== SUPPLIED DATA

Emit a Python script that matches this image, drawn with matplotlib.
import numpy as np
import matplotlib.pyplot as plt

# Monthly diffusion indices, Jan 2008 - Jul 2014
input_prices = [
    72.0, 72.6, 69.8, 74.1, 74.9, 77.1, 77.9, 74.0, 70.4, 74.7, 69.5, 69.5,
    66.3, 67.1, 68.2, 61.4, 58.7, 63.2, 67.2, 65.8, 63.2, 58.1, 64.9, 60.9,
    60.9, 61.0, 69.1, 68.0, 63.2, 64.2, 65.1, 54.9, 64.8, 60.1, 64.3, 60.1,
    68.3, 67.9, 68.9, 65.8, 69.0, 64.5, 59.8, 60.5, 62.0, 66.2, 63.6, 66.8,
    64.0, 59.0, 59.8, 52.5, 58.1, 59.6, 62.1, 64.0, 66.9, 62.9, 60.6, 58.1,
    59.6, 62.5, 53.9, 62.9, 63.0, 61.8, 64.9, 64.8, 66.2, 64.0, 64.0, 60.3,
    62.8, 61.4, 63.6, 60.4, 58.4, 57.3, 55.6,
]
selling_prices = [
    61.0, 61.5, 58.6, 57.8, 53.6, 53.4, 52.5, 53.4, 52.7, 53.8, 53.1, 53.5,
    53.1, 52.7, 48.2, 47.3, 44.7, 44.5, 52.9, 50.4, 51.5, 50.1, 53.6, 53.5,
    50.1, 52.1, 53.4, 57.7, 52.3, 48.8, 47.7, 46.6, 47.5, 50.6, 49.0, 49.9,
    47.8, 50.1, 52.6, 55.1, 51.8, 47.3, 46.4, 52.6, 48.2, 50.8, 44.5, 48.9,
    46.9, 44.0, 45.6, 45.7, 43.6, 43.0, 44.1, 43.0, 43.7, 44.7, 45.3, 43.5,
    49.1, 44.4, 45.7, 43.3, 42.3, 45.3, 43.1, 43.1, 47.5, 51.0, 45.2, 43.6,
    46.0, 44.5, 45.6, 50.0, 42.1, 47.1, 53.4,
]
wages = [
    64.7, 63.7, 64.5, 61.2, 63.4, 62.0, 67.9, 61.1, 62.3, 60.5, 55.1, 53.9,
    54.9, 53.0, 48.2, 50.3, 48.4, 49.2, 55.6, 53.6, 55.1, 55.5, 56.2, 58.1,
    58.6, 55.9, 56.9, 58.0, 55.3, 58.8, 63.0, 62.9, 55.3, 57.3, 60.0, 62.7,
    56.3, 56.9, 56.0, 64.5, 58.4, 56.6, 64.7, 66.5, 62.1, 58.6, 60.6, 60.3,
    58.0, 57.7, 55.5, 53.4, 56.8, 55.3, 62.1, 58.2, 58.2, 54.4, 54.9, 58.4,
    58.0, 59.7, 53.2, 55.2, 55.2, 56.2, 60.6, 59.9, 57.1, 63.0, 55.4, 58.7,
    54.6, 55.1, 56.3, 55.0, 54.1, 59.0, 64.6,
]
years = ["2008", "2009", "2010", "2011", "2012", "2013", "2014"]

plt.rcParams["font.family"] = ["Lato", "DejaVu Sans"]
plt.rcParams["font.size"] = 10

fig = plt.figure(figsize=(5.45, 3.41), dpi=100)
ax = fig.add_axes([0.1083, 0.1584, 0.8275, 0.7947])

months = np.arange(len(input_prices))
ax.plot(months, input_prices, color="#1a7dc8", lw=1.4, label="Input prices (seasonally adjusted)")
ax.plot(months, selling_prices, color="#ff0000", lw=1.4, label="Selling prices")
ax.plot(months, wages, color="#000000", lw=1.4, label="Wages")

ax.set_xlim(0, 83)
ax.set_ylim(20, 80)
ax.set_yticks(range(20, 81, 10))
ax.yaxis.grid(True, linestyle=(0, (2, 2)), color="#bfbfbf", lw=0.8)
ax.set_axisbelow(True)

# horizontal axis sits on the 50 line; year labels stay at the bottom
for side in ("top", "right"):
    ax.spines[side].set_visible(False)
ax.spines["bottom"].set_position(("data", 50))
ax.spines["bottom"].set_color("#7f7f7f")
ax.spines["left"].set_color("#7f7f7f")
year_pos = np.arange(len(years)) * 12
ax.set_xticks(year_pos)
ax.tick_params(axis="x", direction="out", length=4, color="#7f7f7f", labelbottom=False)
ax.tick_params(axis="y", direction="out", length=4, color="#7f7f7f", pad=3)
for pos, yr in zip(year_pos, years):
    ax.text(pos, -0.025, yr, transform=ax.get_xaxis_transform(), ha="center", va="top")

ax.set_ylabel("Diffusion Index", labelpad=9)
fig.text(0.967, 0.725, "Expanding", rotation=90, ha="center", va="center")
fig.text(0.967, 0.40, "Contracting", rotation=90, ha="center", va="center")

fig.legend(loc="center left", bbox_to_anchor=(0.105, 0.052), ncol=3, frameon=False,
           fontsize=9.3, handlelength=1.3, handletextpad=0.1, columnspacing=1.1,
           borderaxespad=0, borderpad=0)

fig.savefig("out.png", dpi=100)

====

Find how many lines in the listing hold "matplotlib", and reply with that number only.

RESPONSE BELOW: 2